Return each line of the data below verbatim; pictures are to be left out.

— Dataset content —
***

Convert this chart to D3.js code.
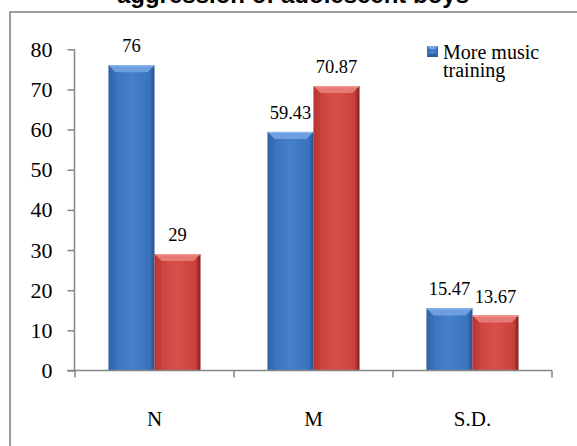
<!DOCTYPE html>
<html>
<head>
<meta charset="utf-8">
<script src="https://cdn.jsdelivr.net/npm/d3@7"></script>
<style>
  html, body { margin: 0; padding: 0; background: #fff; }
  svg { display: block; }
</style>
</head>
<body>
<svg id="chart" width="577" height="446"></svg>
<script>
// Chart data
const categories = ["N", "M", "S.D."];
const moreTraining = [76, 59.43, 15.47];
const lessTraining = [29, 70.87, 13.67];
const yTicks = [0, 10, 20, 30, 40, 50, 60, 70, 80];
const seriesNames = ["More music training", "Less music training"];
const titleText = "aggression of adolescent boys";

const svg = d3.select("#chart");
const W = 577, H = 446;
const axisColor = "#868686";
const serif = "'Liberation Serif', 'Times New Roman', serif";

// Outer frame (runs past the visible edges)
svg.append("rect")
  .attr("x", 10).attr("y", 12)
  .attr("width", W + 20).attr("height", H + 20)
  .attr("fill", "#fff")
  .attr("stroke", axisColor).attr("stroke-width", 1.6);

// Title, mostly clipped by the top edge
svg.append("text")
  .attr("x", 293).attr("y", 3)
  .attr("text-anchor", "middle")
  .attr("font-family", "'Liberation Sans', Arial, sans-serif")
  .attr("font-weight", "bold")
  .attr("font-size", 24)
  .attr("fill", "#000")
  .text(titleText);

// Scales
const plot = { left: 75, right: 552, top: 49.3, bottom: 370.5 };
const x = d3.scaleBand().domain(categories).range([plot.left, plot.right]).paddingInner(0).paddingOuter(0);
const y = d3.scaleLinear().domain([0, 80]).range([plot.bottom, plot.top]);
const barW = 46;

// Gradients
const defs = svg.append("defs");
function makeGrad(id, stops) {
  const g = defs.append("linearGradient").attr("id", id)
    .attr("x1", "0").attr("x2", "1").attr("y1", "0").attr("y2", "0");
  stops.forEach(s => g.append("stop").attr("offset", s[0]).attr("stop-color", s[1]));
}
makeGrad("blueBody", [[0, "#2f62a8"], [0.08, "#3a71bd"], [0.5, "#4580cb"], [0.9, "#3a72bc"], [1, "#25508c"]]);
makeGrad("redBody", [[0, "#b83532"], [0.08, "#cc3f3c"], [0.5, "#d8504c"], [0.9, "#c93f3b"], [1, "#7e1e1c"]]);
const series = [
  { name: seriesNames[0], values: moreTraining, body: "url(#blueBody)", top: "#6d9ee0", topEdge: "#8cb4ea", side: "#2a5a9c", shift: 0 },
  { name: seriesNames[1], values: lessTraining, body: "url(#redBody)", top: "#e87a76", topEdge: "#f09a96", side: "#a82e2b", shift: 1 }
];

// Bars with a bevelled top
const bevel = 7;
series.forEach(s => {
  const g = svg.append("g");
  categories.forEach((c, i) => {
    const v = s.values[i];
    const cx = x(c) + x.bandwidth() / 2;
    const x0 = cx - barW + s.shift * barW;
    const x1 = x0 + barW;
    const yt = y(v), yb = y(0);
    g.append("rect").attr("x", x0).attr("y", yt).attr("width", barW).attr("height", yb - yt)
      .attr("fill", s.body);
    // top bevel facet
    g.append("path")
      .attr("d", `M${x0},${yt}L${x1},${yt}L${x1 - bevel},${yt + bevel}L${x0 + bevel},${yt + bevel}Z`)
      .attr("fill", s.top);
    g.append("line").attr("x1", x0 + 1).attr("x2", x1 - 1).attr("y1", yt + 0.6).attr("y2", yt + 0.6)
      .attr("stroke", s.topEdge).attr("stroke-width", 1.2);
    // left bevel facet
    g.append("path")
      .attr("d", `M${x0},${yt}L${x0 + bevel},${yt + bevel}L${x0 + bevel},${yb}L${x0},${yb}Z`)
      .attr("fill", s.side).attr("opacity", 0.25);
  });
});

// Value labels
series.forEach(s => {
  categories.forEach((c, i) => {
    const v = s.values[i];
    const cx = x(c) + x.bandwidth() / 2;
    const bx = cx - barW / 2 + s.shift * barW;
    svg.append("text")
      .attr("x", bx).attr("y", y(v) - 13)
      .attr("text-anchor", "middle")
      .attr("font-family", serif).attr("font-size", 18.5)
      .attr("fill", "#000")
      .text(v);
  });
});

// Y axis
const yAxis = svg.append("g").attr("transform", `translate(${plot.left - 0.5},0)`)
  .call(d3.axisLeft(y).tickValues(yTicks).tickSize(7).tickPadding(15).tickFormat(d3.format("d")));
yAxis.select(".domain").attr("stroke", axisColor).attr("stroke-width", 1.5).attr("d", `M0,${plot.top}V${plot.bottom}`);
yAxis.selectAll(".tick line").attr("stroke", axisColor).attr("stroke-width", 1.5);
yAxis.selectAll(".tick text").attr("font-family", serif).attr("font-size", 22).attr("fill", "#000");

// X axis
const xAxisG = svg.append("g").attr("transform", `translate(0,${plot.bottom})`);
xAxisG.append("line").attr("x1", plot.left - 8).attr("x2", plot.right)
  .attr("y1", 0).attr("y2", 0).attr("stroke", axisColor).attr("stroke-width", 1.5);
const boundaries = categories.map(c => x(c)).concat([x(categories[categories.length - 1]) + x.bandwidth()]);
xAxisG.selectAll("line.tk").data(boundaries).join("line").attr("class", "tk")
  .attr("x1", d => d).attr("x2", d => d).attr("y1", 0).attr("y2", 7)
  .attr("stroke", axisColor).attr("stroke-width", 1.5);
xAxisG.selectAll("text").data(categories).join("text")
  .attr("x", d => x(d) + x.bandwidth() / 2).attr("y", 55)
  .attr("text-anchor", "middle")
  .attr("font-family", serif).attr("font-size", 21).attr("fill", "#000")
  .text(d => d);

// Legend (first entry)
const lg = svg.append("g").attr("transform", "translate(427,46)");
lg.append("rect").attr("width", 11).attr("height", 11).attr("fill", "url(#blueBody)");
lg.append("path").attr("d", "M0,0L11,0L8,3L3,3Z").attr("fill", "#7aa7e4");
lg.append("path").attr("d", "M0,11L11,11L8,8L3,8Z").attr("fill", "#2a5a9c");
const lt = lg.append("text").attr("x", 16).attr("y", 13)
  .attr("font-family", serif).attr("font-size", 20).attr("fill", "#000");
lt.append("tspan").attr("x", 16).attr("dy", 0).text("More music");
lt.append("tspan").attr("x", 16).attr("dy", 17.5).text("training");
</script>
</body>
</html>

***

— Output of the exercise —
Convert this chart to D3.js code.
<!DOCTYPE html>
<html>
<head>
<meta charset="utf-8">
<script src="https://cdn.jsdelivr.net/npm/d3@7"></script>
<style>
  html, body { margin: 0; padding: 0; background: #fff; }
  svg { display: block; }
</style>
</head>
<body>
<svg id="chart" width="577" height="446"></svg>
<script>
// Chart data
const categories = ["N", "M", "S.D."];
const moreTraining = [76, 59.43, 15.47];
const lessTraining = [29, 70.87, 13.67];
const yTicks = [0, 10, 20, 30, 40, 50, 60, 70, 80];
const seriesNames = ["More music training", "Less music training"];
const titleText = "aggression of adolescent boys";

const svg = d3.select("#chart");
const W = 577, H = 446;
const axisColor = "#868686";
const serif = "'Liberation Serif', 'Times New Roman', serif";

// Outer frame (runs past the visible edges)
svg.append("rect")
  .attr("x", 10).attr("y", 12)
  .attr("width", W + 20).attr("height", H + 20)
  .attr("fill", "#fff")
  .attr("stroke", axisColor).attr("stroke-width", 1.6);

// Title, mostly clipped by the top edge
svg.append("text")
  .attr("x", 293).attr("y", 3)
  .attr("text-anchor", "middle")
  .attr("font-family", "'Liberation Sans', Arial, sans-serif")
  .attr("font-weight", "bold")
  .attr("font-size", 24)
  .attr("fill", "#000")
  .text(titleText);

// Scales
const plot = { left: 75, right: 552, top: 49.3, bottom: 370.5 };
const x = d3.scaleBand().domain(categories).range([plot.left, plot.right]).paddingInner(0).paddingOuter(0);
const y = d3.scaleLinear().domain([0, 80]).range([plot.bottom, plot.top]);
const barW = 46;

// Gradients
const defs = svg.append("defs");
function makeGrad(id, stops) {
  const g = defs.append("linearGradient").attr("id", id)
    .attr("x1", "0").attr("x2", "1").attr("y1", "0").attr("y2", "0");
  stops.forEach(s => g.append("stop").attr("offset", s[0]).attr("stop-color", s[1]));
}
makeGrad("blueBody", [[0, "#2f62a8"], [0.08, "#3a71bd"], [0.5, "#4580cb"], [0.9, "#3a72bc"], [1, "#25508c"]]);
makeGrad("redBody", [[0, "#b83532"], [0.08, "#cc3f3c"], [0.5, "#d8504c"], [0.9, "#c93f3b"], [1, "#7e1e1c"]]);
const series = [
  { name: seriesNames[0], values: moreTraining, body: "url(#blueBody)", top: "#6d9ee0", topEdge: "#8cb4ea", side: "#2a5a9c", shift: 0 },
  { name: seriesNames[1], values: lessTraining, body: "url(#redBody)", top: "#e87a76", topEdge: "#f09a96", side: "#a82e2b", shift: 1 }
];

// Bars with a bevelled top
const bevel = 7;
series.forEach(s => {
  const g = svg.append("g");
  categories.forEach((c, i) => {
    const v = s.values[i];
    const cx = x(c) + x.bandwidth() / 2;
    const x0 = cx - barW + s.shift * barW;
    const x1 = x0 + barW;
    const yt = y(v), yb = y(0);
    g.append("rect").attr("x", x0).attr("y", yt).attr("width", barW).attr("height", yb - yt)
      .attr("fill", s.body);
    // top bevel facet
    g.append("path")
      .attr("d", `M${x0},${yt}L${x1},${yt}L${x1 - bevel},${yt + bevel}L${x0 + bevel},${yt + bevel}Z`)
      .attr("fill", s.top);
    g.append("line").attr("x1", x0 + 1).attr("x2", x1 - 1).attr("y1", yt + 0.6).attr("y2", yt + 0.6)
      .attr("stroke", s.topEdge).attr("stroke-width", 1.2);
    // left bevel facet
    g.append("path")
      .attr("d", `M${x0},${yt}L${x0 + bevel},${yt + bevel}L${x0 + bevel},${yb}L${x0},${yb}Z`)
      .attr("fill", s.side).attr("opacity", 0.25);
  });
});

// Value labels
series.forEach(s => {
  categories.forEach((c, i) => {
    const v = s.values[i];
    const cx = x(c) + x.bandwidth() / 2;
    const bx = cx - barW / 2 + s.shift * barW;
    svg.append("text")
      .attr("x", bx).attr("y", y(v) - 13)
      .attr("text-anchor", "middle")
      .attr("font-family", serif).attr("font-size", 18.5)
      .attr("fill", "#000")
      .text(v);
  });
});

// Y axis
const yAxis = svg.append("g").attr("transform", `translate(${plot.left - 0.5},0)`)
  .call(d3.axisLeft(y).tickValues(yTicks).tickSize(7).tickPadding(15).tickFormat(d3.format("d")));
yAxis.select(".domain").attr("stroke", axisColor).attr("stroke-width", 1.5).attr("d", `M0,${plot.top}V${plot.bottom}`);
yAxis.selectAll(".tick line").attr("stroke", axisColor).attr("stroke-width", 1.5);
yAxis.selectAll(".tick text").attr("font-family", serif).attr("font-size", 22).attr("fill", "#000");

// X axis
const xAxisG = svg.append("g").attr("transform", `translate(0,${plot.bottom})`);
xAxisG.append("line").attr("x1", plot.left - 8).attr("x2", plot.right)
  .attr("y1", 0).attr("y2", 0).attr("stroke", axisColor).attr("stroke-width", 1.5);
const boundaries = categories.map(c => x(c)).concat([x(categories[categories.length - 1]) + x.bandwidth()]);
xAxisG.selectAll("line.tk").data(boundaries).join("line").attr("class", "tk")
  .attr("x1", d => d).attr("x2", d => d).attr("y1", 0).attr("y2", 7)
  .attr("stroke", axisColor).attr("stroke-width", 1.5);
xAxisG.selectAll("text").data(categories).join("text")
  .attr("x", d => x(d) + x.bandwidth() / 2).attr("y", 55)
  .attr("text-anchor", "middle")
  .attr("font-family", serif).attr("font-size", 21).attr("fill", "#000")
  .text(d => d);

// Legend (first entry)
const lg = svg.append("g").attr("transform", "translate(427,46)");
lg.append("rect").attr("width", 11).attr("height", 11).attr("fill", "url(#blueBody)");
lg.append("path").attr("d", "M0,0L11,0L8,3L3,3Z").attr("fill", "#7aa7e4");
lg.append("path").attr("d", "M0,11L11,11L8,8L3,8Z").attr("fill", "#2a5a9c");
const lt = lg.append("text").attr("x", 16).attr("y", 13)
  .attr("font-family", serif).attr("font-size", 20).attr("fill", "#000");
lt.append("tspan").attr("x", 16).attr("dy", 0).text("More music");
lt.append("tspan").attr("x", 16).attr("dy", 17.5).text("training");
</script>
</body>
</html>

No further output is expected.